I could tell all that I think about the economy, politics, and other things but I cannot presume to bore you that much. At least not yet anyway, so here is my suggestion. If you can, find a topic that you feel passionate about, investigate it as much as you can and write something and send it to me at krays_ug@yahoo.co.uk. I am going to stroll around and see what I can find out, then I'll try and aggregate all that I have gathered and we shall have "the state of our nation", at least through our eyes. I actually think that this is perhaps something that should be done by someone with more credentials than I, but I am Ugandan and damn proud of it.

5 comments:

sam said...

this is a really good idea. we don't give our future (and past) as a country nearly enough thought and i dont know what we'll do when we're finally forced to.

Carsozy said...

Wow and again I say wow.
are you sure you've been apolitical, coz some shit u said just hit me hard.

~ gnuts ~ said...

It's Fred Ruhindi. It finally came to me - your MP is Fred Ruhindi. He's mine, too. Nakawa Division or something. Incidentally, I think we should start putting him to task to seek re-election...

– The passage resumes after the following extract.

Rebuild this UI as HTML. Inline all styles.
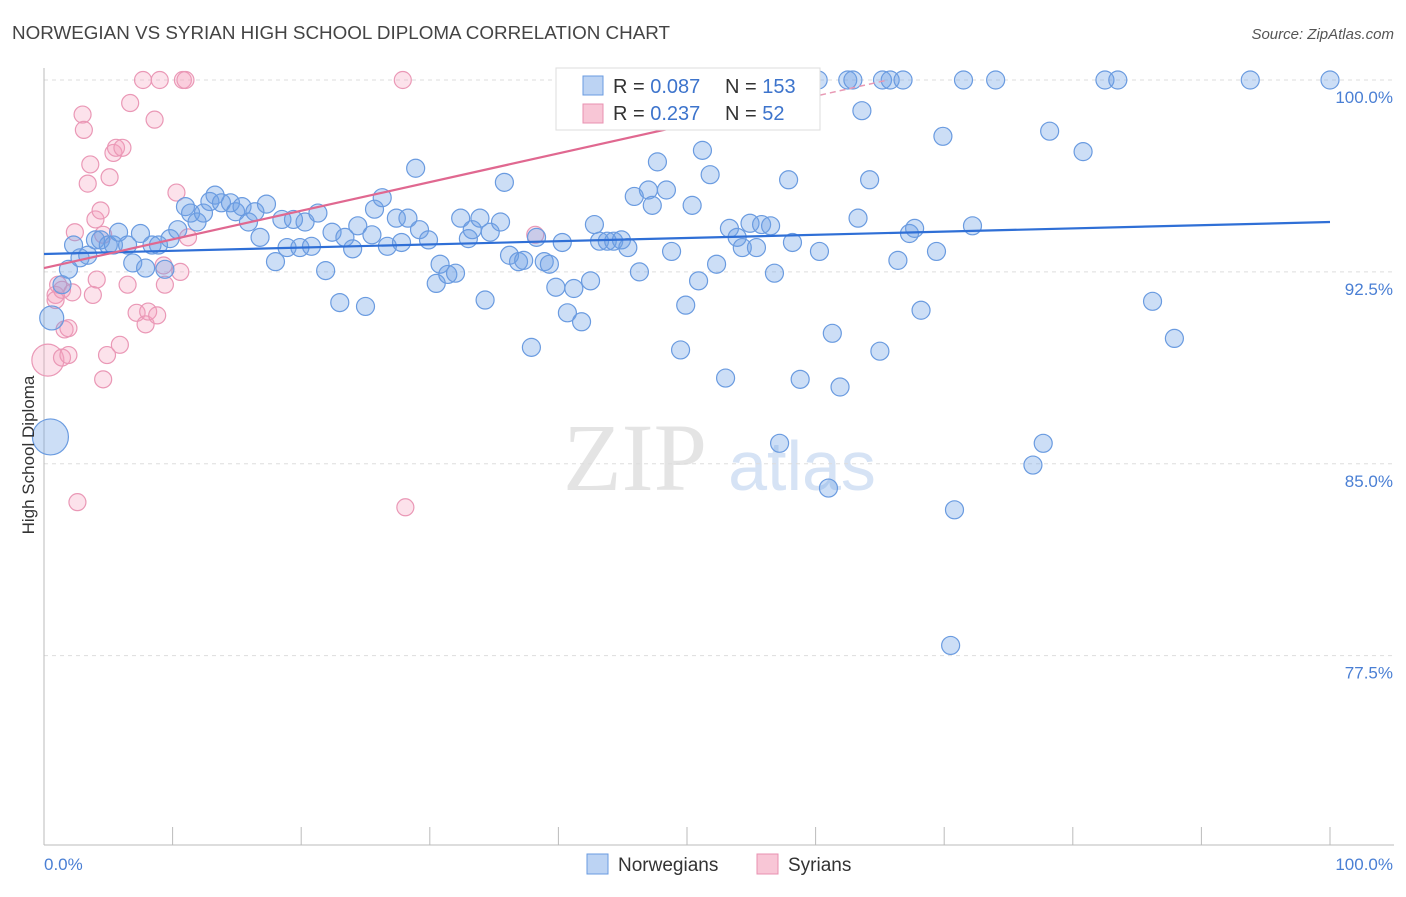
<!DOCTYPE html>
<html><head><meta charset="utf-8"><style>
body{margin:0;background:#fff;font-family:"Liberation Sans",sans-serif;}
</style></head><body>
<svg id="chart" width="1406" height="892" xmlns="http://www.w3.org/2000/svg">
<text x="12" y="39" font-size="18" fill="#444" textLength="658" lengthAdjust="spacingAndGlyphs">NORWEGIAN VS SYRIAN HIGH SCHOOL DIPLOMA CORRELATION CHART</text>
<text x="1394" y="39" font-size="15" fill="#555" font-style="italic" text-anchor="end">Source: ZipAtlas.com</text>
<g>
<text x="635" y="490" font-size="96" fill="#e4e4e4" font-family="Liberation Serif" text-anchor="middle">ZIP</text>
<text x="802" y="490" font-size="70" fill="#d6e3f5" text-anchor="middle">atlas</text>
</g>
<g id="grid"></g>
<g id="axes"></g>
<g id="points"></g>
<g id="trends"></g>
<text transform="translate(34,455) rotate(-90)" font-size="17" fill="#333" text-anchor="middle">High School Diploma</text>
<g>
<rect x="556" y="68" width="264" height="62" fill="#fff" stroke="#ddd"/>
<rect x="583" y="76" width="20" height="19" fill="#bcd3f3" stroke="#6a9be0"/>
<rect x="583" y="104" width="20" height="19" fill="#f8c6d6" stroke="#e890b0"/>
<text x="613" y="93" font-size="20" fill="#333">R = <tspan fill="#3d74cc">0.087</tspan></text>
<text x="725" y="93" font-size="20" fill="#333">N = <tspan fill="#3d74cc">153</tspan></text>
<text x="613" y="120" font-size="20" fill="#333">R = <tspan fill="#3d74cc">0.237</tspan></text>
<text x="725" y="120" font-size="20" fill="#333">N = <tspan fill="#3d74cc"> 52</tspan></text>
</g>
<g>
<rect x="587" y="854" width="21" height="20" fill="#bcd3f3" stroke="#6a9be0"/>
<text x="618" y="871" font-size="19" fill="#333">Norwegians</text>
<rect x="757" y="854" width="21" height="20" fill="#f8c6d6" stroke="#e890b0"/>
<text x="788" y="871" font-size="19" fill="#333">Syrians</text>
</g>
</svg>
<script>
const yTicks=[100,92.5,85,77.5];
const yTickLabels=["100.0%","92.5%","85.0%","77.5%"];
const blueX=[0.5,0.6,1.9,1.4,2.3,2.8,3.4,4.0,4.4,5.0,5.4,5.8,6.5,6.9,7.5,7.9,8.4,8.9,9.4,9.8,10.4,11.0,11.4,11.9,12.4,12.9,13.3,13.8,14.5,14.9,15.4,15.9,16.4,16.8,17.3,18.0,18.5,18.9,19.4,19.9,20.3,20.8,21.3,21.9,22.4,23.0,23.4,24.0,24.4,25.0,25.5,25.7,26.3,26.7,27.4,27.8,28.3,28.9,29.2,29.9,30.5,30.8,31.4,32.0,32.4,33.0,33.3,33.9,34.3,34.7,35.5,35.8,36.2,36.9,37.3,37.9,38.3,38.9,39.3,39.8,40.3,40.7,41.2,41.8,42.5,42.8,43.2,43.8,44.3,44.9,45.4,45.9,46.3,47.0,47.3,47.7,48.4,48.8,49.5,49.9,50.4,50.9,51.2,51.8,52.3,53.0,53.3,53.9,54.3,54.9,55.4,55.8,56.5,56.8,57.2,57.9,58.2,58.8,60.3,61.0,61.3,61.9,63.3,63.6,64.2,65.0,66.4,67.3,67.7,68.2,69.4,69.9,70.8,70.5,72.2,76.9,77.7,78.2,80.8,86.2,87.9,60.2,62.5,62.9,65.2,65.8,66.8,71.5,74.0,82.5,83.5,93.8,100];
const blueY=[86.05,90.7,92.6,92.0,93.55,93.05,93.15,93.75,93.75,93.55,93.55,94.05,93.55,92.85,94.0,92.65,93.55,93.55,92.6,93.8,94.15,95.05,94.8,94.45,94.8,95.25,95.5,95.2,95.2,94.85,95.05,94.45,94.85,93.85,95.15,92.9,94.55,93.45,94.55,93.45,94.45,93.5,94.8,92.55,94.05,91.3,93.85,93.4,94.3,91.15,93.95,94.95,95.4,93.5,94.6,93.65,94.6,96.55,94.15,93.75,92.05,92.8,92.4,92.45,94.6,93.8,94.15,94.6,91.4,94.05,94.45,96.0,93.15,92.9,92.95,89.55,93.85,92.9,92.8,91.9,93.65,90.9,91.85,90.55,92.15,94.35,93.7,93.7,93.7,93.75,93.45,95.45,92.5,95.7,95.1,96.8,95.7,93.3,89.45,91.2,95.1,92.15,97.25,96.3,92.8,88.35,94.2,93.85,93.45,94.4,93.45,94.35,94.3,92.45,85.8,96.1,93.65,88.3,93.3,84.05,90.1,88.0,94.6,98.8,96.1,89.4,92.95,94.0,94.2,91.0,93.3,97.8,83.2,77.9,94.3,84.95,85.8,98.0,97.2,91.35,89.9,100,100,100,100,100,100,100,100,100,100,100,100];
const blueBig=[18,12];
const pinkX=[0.3,0.9,0.9,1.1,1.4,1.6,1.9,1.4,1.9,2.2,2.4,2.6,3.0,3.1,3.4,3.6,3.8,4.0,4.1,4.4,4.6,4.6,4.9,5.1,5.4,5.6,5.9,6.1,6.5,6.7,7.2,7.7,7.9,8.1,8.6,8.8,9.0,9.3,9.4,10.3,10.6,10.8,11.0,11.2,27.9,28.1,38.2,47.0];
const pinkY=[89.05,91.6,91.4,92.0,91.8,90.25,90.3,89.15,89.25,91.7,94.05,83.5,98.65,98.05,95.95,96.7,91.6,94.55,92.2,94.9,93.95,88.3,89.25,96.2,97.15,97.35,89.65,97.35,92.0,99.1,90.9,100,90.45,90.95,98.45,90.8,100,92.75,92.0,95.6,92.5,100,100,93.85,100,83.3,93.95,100];
const blueTrend=[93.2,94.45];
const pinkTrend=[92.65,0.112];
const X0=44,X1=1330,Y0=80,Ymin=70.1,Ybot=845;
const sx=v=>X0+(X1-X0)*v/100;
const sy=v=>Y0+(100-v)*(Ybot-Y0)/(100-Ymin);
const NS="http://www.w3.org/2000/svg";
function mk(tag,attrs,parent){const e=document.createElementNS(NS,tag);for(const k in attrs)e.setAttribute(k,attrs[k]);document.getElementById(parent).appendChild(e);return e;}
yTicks.forEach((t,i)=>{
 const l=mk('line',{x1:X0,x2:1394,y1:sy(t),y2:sy(t),stroke:'#ddd','stroke-dasharray':'4,4'},'grid');
 
 
 const tx=mk('text',{x:1393,y:sy(t)+23,'font-size':17,fill:'#4a7fd4','text-anchor':'end'},'grid');
 tx.textContent=yTickLabels[i];
 
 
});
let ax=mk('line',{x1:X0,x2:X0,y1:68,y2:Ybot,stroke:'#bbb'},'axes');


ax=mk('line',{x1:X0,x2:1394,y1:Ybot,y2:Ybot,stroke:'#bbb'},'axes');


for(let t=0;t<=100;t+=10){
 const k=mk('line',{x1:sx(t),x2:sx(t),y1:Ybot,y2:Ybot-18,stroke:'#bbb'},'axes');
 
 
}
let xl=mk('text',{x:44,y:870,'font-size':17,fill:'#4a7fd4'},'axes');xl.textContent='0.0%';


xl=mk('text',{x:1393,y:870,'font-size':17,fill:'#4a7fd4','text-anchor':'end'},'axes');xl.textContent='100.0%';


pinkX.forEach((x,i)=>{
 const c=mk('circle',{cx:sx(x),cy:sy(pinkY[i]),r:i===0?16:8.5,fill:'rgba(244,160,190,0.3)',stroke:'#ea98b6','stroke-width':1.2},'points');
 
 
});
blueX.forEach((x,i)=>{
 const r=i<blueBig.length?blueBig[i]:9;
 const c=mk('circle',{cx:sx(x),cy:sy(blueY[i]),r:r,fill:'rgba(110,160,230,0.35)',stroke:'#6a9be0','stroke-width':1.2},'points');
 
 
});
let tl=mk('line',{x1:sx(0),y1:sy(blueTrend[0]),x2:sx(100),y2:sy(blueTrend[1]),stroke:'#2f6fd6','stroke-width':2.2},'trends');


const pf=x=>pinkTrend[0]+pinkTrend[1]*x;
const xEnd=(100-pinkTrend[0])/pinkTrend[1];
tl=mk('line',{x1:sx(0),y1:sy(pf(0)),x2:sx(52),y2:sy(pf(52)),stroke:'#e06890','stroke-width':2.2},'trends');


tl=mk('line',{x1:sx(52),y1:sy(pf(52)),x2:sx(xEnd),y2:sy(100),stroke:'#e899b4','stroke-width':1.5,'stroke-dasharray':'6,4'},'trends');


</script>
</body></html>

And I have to pick up on this argument - why do we define the beginning of our nation as the date when we gained independence from Protectoratism? I can't say I have a plausible alternative, but something in me just doesn't agree...

serakelz said...

i am also proud to be a ugandan!

Jacque said...

I was told by a Kenyan friend that in Kenya, civil soceity organisations came up with this idea that holds leaders accountable to the people. They used it during election time, when those campaigning for public office were desperate. They got them to sign Memoranda of Understanding in public (media coverage etc )pledging to put the people first etc etc and most guys signed because they were desperate for votes and now that they have been elected they are bound to deliver so that they don't lose face.